Job: Up to and including the line with "(short) at (13.265,-10.135)", write out the listing from its first line, minus the pictures.

==========

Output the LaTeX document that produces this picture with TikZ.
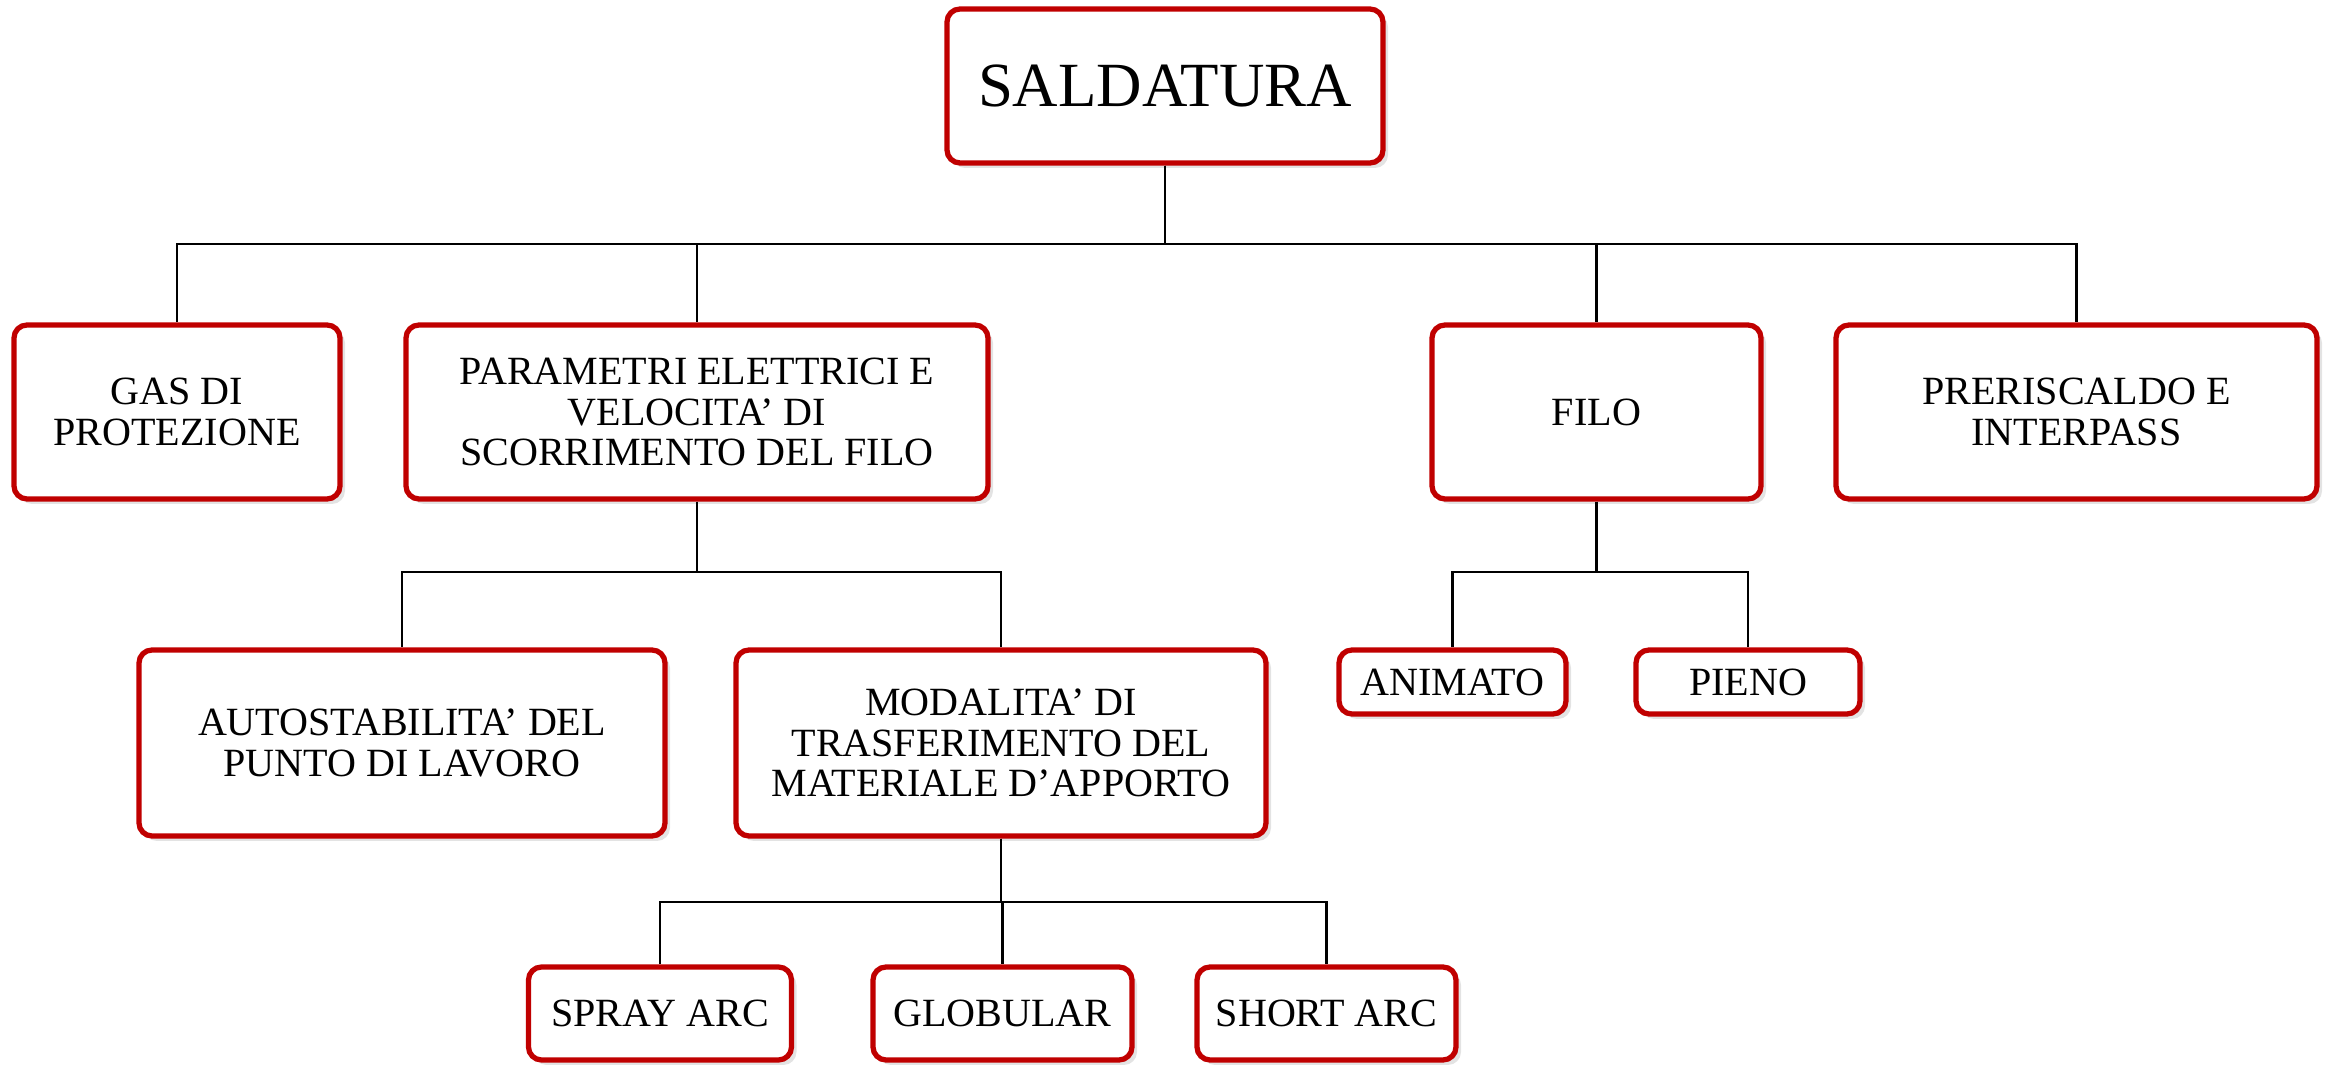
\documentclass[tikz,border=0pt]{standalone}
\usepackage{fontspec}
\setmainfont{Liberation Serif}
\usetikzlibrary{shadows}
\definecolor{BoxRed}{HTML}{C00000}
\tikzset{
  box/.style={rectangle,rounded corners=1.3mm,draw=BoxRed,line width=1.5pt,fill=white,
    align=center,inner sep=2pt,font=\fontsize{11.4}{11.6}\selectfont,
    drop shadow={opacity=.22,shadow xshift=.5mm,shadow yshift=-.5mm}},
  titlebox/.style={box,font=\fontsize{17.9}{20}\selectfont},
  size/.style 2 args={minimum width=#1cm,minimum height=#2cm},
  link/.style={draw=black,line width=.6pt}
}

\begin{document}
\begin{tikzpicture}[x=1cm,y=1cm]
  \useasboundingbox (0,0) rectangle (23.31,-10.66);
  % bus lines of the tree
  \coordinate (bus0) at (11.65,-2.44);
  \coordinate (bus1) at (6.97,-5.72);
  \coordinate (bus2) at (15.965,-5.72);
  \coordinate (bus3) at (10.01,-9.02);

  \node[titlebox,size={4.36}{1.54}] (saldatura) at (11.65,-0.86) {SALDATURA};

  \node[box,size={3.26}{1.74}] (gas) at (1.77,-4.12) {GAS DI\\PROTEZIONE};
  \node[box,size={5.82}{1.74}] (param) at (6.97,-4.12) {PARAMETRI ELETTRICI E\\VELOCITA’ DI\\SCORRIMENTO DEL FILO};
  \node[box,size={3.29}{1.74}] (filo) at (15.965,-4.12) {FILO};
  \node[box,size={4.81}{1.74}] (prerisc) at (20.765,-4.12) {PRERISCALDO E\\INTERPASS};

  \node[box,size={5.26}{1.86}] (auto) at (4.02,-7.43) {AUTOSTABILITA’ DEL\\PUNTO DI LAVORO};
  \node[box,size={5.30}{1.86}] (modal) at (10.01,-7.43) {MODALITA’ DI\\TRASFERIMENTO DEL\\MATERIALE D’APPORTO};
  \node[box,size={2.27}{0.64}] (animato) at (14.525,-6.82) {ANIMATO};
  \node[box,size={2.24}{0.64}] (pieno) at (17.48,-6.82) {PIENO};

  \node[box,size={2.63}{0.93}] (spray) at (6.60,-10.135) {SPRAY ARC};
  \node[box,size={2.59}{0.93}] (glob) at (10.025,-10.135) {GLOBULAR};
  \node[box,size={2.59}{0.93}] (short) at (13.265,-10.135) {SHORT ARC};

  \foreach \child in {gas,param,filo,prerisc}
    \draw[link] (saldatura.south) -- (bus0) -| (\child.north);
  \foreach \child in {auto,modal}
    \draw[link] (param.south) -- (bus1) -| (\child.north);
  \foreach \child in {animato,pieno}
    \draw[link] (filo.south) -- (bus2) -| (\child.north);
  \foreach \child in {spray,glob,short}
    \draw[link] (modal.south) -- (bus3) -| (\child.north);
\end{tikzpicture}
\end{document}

==========

Answer to the problem:
Output the LaTeX document that produces this picture with TikZ.
\documentclass[tikz,border=0pt]{standalone}
\usepackage{fontspec}
\setmainfont{Liberation Serif}
\usetikzlibrary{shadows}
\definecolor{BoxRed}{HTML}{C00000}
\tikzset{
  box/.style={rectangle,rounded corners=1.3mm,draw=BoxRed,line width=1.5pt,fill=white,
    align=center,inner sep=2pt,font=\fontsize{11.4}{11.6}\selectfont,
    drop shadow={opacity=.22,shadow xshift=.5mm,shadow yshift=-.5mm}},
  titlebox/.style={box,font=\fontsize{17.9}{20}\selectfont},
  size/.style 2 args={minimum width=#1cm,minimum height=#2cm},
  link/.style={draw=black,line width=.6pt}
}

\begin{document}
\begin{tikzpicture}[x=1cm,y=1cm]
  \useasboundingbox (0,0) rectangle (23.31,-10.66);
  % bus lines of the tree
  \coordinate (bus0) at (11.65,-2.44);
  \coordinate (bus1) at (6.97,-5.72);
  \coordinate (bus2) at (15.965,-5.72);
  \coordinate (bus3) at (10.01,-9.02);

  \node[titlebox,size={4.36}{1.54}] (saldatura) at (11.65,-0.86) {SALDATURA};

  \node[box,size={3.26}{1.74}] (gas) at (1.77,-4.12) {GAS DI\\PROTEZIONE};
  \node[box,size={5.82}{1.74}] (param) at (6.97,-4.12) {PARAMETRI ELETTRICI E\\VELOCITA’ DI\\SCORRIMENTO DEL FILO};
  \node[box,size={3.29}{1.74}] (filo) at (15.965,-4.12) {FILO};
  \node[box,size={4.81}{1.74}] (prerisc) at (20.765,-4.12) {PRERISCALDO E\\INTERPASS};

  \node[box,size={5.26}{1.86}] (auto) at (4.02,-7.43) {AUTOSTABILITA’ DEL\\PUNTO DI LAVORO};
  \node[box,size={5.30}{1.86}] (modal) at (10.01,-7.43) {MODALITA’ DI\\TRASFERIMENTO DEL\\MATERIALE D’APPORTO};
  \node[box,size={2.27}{0.64}] (animato) at (14.525,-6.82) {ANIMATO};
  \node[box,size={2.24}{0.64}] (pieno) at (17.48,-6.82) {PIENO};

  \node[box,size={2.63}{0.93}] (spray) at (6.60,-10.135) {SPRAY ARC};
  \node[box,size={2.59}{0.93}] (glob) at (10.025,-10.135) {GLOBULAR};
  \node[box,size={2.59}{0.93}] (short) at (13.265,-10.135) {SHORT ARC};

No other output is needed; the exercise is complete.